I asked the guys to clear off one half of the back deck, I knew there was no way I was catching it with the boat rocking so much, so I was content to just get it below the side of the deck and basically crash land it. Dad stayed leaning off the very back, while Gus stayed next to me, and held a fishing rod I had asked him to grab so the drone didn’t sense it or get tangled with it. Moment of truth. The cleared space is about 6 feet by 6 feet, but with the boat rocking so much it felt much smaller. I bring it down to where it’s just above our heads, and make sure everything is clear, and then continue the descent. It gets to about eye level, when the boat rides a wave and the back of the boat rises a bit, bringing dad closer to the drone and its sensors.

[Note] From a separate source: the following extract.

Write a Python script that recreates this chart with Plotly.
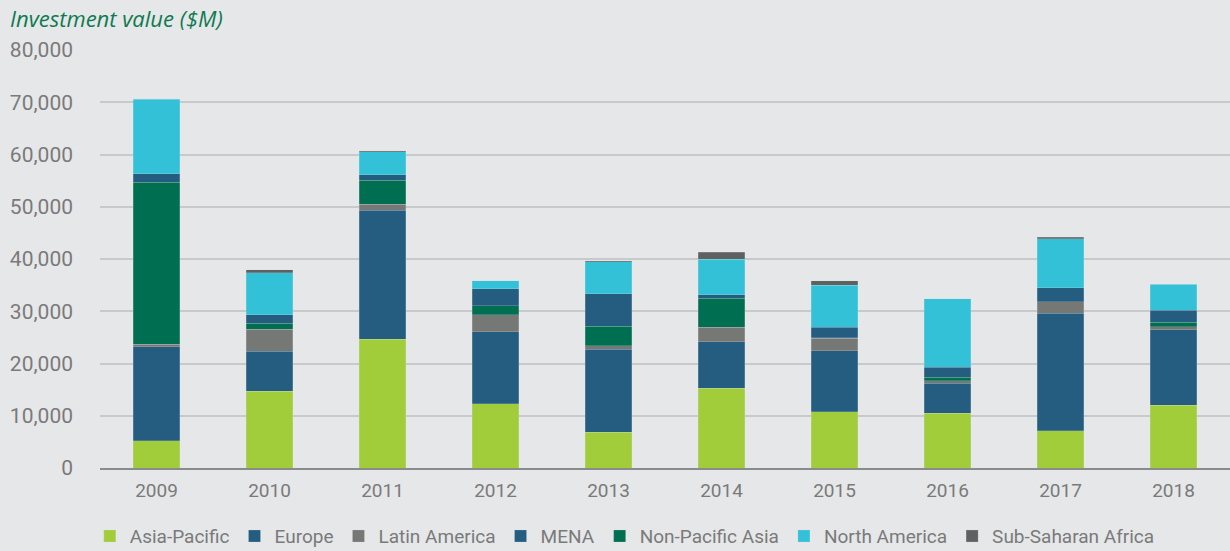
import plotly.graph_objects as go

years = ['2009', '2010', '2011', '2012', '2013', '2014', '2015', '2016', '2017', '2018']

# stacking order, bottom to top
regions = ['Asia-Pacific', 'Europe', 'Latin America', 'Non-Pacific Asia',
           'MENA', 'North America', 'Sub-Saharan Africa']
# legend order
legend_order = ['Asia-Pacific', 'Europe', 'Latin America', 'MENA',
                'Non-Pacific Asia', 'North America', 'Sub-Saharan Africa']

# investment value by region ($M)
asia_pacific = [5200, 14700, 24650, 12330, 6840, 15260, 10730, 10470, 7090, 12010]
europe = [18000, 7600, 24700, 13790, 15900, 8940, 11740, 5750, 22540, 14430]
latin_america = [500, 4300, 1150, 3190, 630, 2750, 2370, 500, 2170, 570]
non_pacific_asia = [31000, 1150, 4600, 1720, 3780, 5550, 100, 650, 0, 900]
mena = [1600, 1600, 1000, 3260, 6180, 640, 1980, 1910, 2740, 2300]
north_america = [14300, 8050, 4400, 1530, 6150, 6840, 8050, 13150, 9330, 4980]
sub_saharan_africa = [100, 500, 250, 0, 200, 1340, 830, 0, 250, 0]

series = [asia_pacific, europe, latin_america, non_pacific_asia,
          mena, north_america, sub_saharan_africa]
colors = ['#a2cd3a', '#245d80', '#767876', '#006f51',
          '#245d80', '#33c1d8', '#5f6060']

y_ticks = [0, 10000, 20000, 30000, 40000, 50000, 60000, 70000, 80000]

fig = go.Figure()

for n, values in enumerate(series):
    fig.add_trace(go.Bar(
        x=years,
        y=values,
        name=regions[n],
        legendrank=legend_order.index(regions[n]) + 1,
        marker=dict(color=colors[n], line=dict(color='rgba(215,222,228,0.45)', width=0.5)),
    ))

fig.update_layout(
    barmode='stack',
    bargap=0.59,
    width=1230,
    height=551,
    paper_bgcolor='#e6e7e9',
    plot_bgcolor='#e6e7e9',
    margin=dict(l=100, r=0, t=50, b=83),
    font=dict(family='Roboto', color='#7a7a7a', size=19),
    xaxis=dict(
        showline=True,
        linecolor='#8a8b8d',
        linewidth=2,
        ticks='',
        tickfont=dict(size=19),
        ticklabelstandoff=4,
    ),
    yaxis=dict(
        range=[0, 80000],
        tickvals=y_ticks,
        tickformat=',d',
        showgrid=True,
        gridcolor='#c8c9cb',
        gridwidth=1.5,
        zeroline=False,
        ticklabelstandoff=26,
        tickfont=dict(size=21),
    ),
    legend=dict(
        orientation='h',
        xref='container',
        yref='container',
        xanchor='left',
        x=0.073,
        yanchor='middle',
        y=0.027,
        traceorder='normal',
        font=dict(size=19),
        itemwidth=30,
    ),
    annotations=[dict(
        text='<i>Investment value ($M)</i>',
        xref='paper', yref='paper',
        x=-0.0814, y=1.0766,
        xanchor='left', yanchor='middle',
        showarrow=False,
        font=dict(family='Open Sans', size=22, color='#0f7a50'),
    )],
)

# page body has a default 8px margin; remove it so the chart fills the window
fig.write_html("out.html", config={'displayModeBar': False},
               post_script="document.body.style.margin='0';")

The great thing about the technology on these drones is that they have these sensors that really make it nearly impossible to crash, if something gets within about 5 feet of it, it will it automatically adjust and move in the opposite direction, which is awesome… most of the time. In this case though, it was not so awesome. After it sensed dad behind it, it started moving forward, still eye level, directly at me and Gus. Gus clutched his fishing rod across his chest, and the drone slowly began lowering, but also slowly kept inching toward the two of us. Its blades start hitting Gus in the chest as he’s now leaning almost out of the boat trying to evade the blades. As its sensors start to try to dodge Gus it makes a move like it’s going to go back over the side of the deck, which would leave it a bit more wet than I generally like to keep my cameras, so I take my right hand off of the controller and smack the top of it like you’d smack a good steak you were about to tenderize, open handed, palm first “SMACK!” It hits the deck of the boat, but its blades are still going and its bouncing around at ankle level like a pinball. The first mate finally steps on it and the motor cuts out. Another happy landing.